Governance reduces uncertainties in a heterogeneous chain

Thiago Bernardino de Carvalho (Photo: Courtesy / Tecnocarne / Flickr)

Besides consumption-related factors, Carvalho emphasized the importance of coordination mechanisms between producers and industries.

Animal procurement strategies include owned herds, forward contracts, which allow predefining conditions such as price and delivery volume, long-term supply agreements and spot market operations, characterized by one-off purchases of animals available for immediate or short-term delivery, still quite common in Brazilian cattle farming.

According to the researcher, the diversity of suppliers, differences between production systems, climate fluctuations and occasional contract breaches increase the complexity of operations. Some companies work with hundreds of suppliers, while others maintain commercial relationships with thousands of ranchers.

Carvalho also stressed that the heterogeneity of production systems makes standardizing raw material more challenging, especially in larger operations with more stringent sanitary and commercial requirements. “There is a lot of complexity in large operations,” he summed up.
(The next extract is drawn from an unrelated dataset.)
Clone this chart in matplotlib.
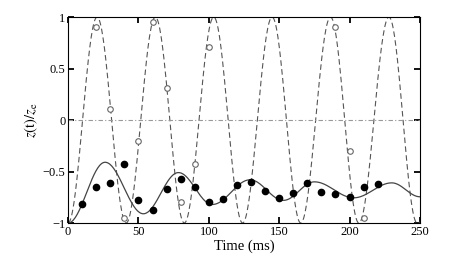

Efficiency is a continuous exercise

The study showed that operational efficiency has become a determining factor in a segment characterized by high assets and low profitability.

In the plants analyzed, average use of installed capacity is around 70%, indicating roughly 30% idleness, although there are units operating at levels close to 90%.

The deboning stage was identified as strategic for companies’ results, requiring skilled labor, ongoing training and monitoring of productivity per employee. On average, deboning yields about 76% of the carcass weight. “Small efficiency gains in processes like this can make a difference in a sector that operates with narrow margins,” he highlighted.

Data compiled by the researcher show that the net margin of the sector’s main companies remained between 0.5% and 2.6% in 2025. The researcher also noted that the financial conversion cycle can take, on average, about 20 days, a period during which the company has already purchased animals, financed inventories and supported operations until actual funds from sales are received.

In an environment of narrow margins and high capital needs, productivity gains, technological advances and greater commercial predictability can help increase the competitiveness of the entire chain.

Throughout the presentation, Carvalho reinforced that efficiency is no longer associated only with the individual performance of the production, industrial or commercial links. In an increasingly connected chain, competitiveness has come to mean the ability to coordinate.